Fiscally regressive subsidies and the spatial diffusion of electric vehicles in French cities
研究了2018年法国电动汽车补贴政策调整对不同收入城镇的差异化影响,发现统一削减补贴对低收入社区更不利,加剧了清洁能源转型中的不平等。
This paper investigates the equity implications of the 2018 policy change regarding France’s electric vehicle (EV) subsidies, focusing on its differential impact across French municipalities (i.e., communes) with varying income levels. Using a synthetic event study and a synthetic difference-in-differences approach, a significant and disproportionately lower rate of EV fleet growth is identified in communes with higher shares of non-taxable (i.e., lower-income) households. Although the nominal subsidy reduction for new EV purchases was the same (€1,500), the proportional financial burden was larger for lower-income households, thus inhibiting EV uptake in communes with larger shares of non-taxable households.
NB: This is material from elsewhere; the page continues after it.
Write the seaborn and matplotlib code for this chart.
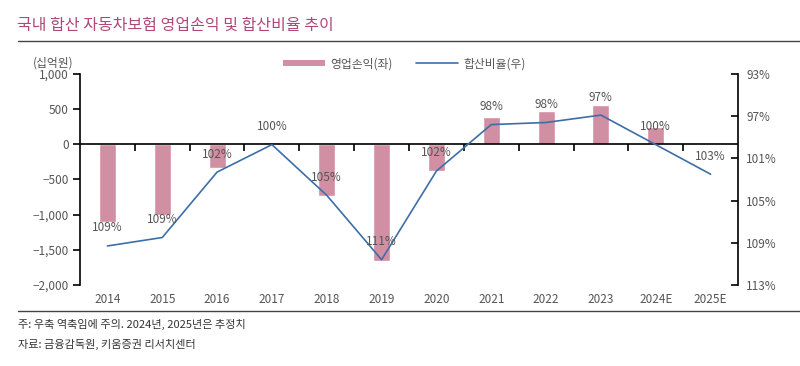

Robustness checks—including placebo tests, alternative treatment definitions, and the exclusion of outlier years and regions—support the validity of the causal inference. Additionally, the results show that the €1,000 additional benefit for non-taxable households on secondhand vehicles did not sufficiently offset the impact of the reduction in new EVs. These findings underscore the regressive effects of uniform subsidy cuts across communes with different income levels, which may hinder lower-income households from participating equally in the clean energy transition. This work contributes to the literature on environmental equity of financial incentive policies and offers policy-relevant insights for designing socially inclusive decarbonization strategies amid declining public subsidies across Europe.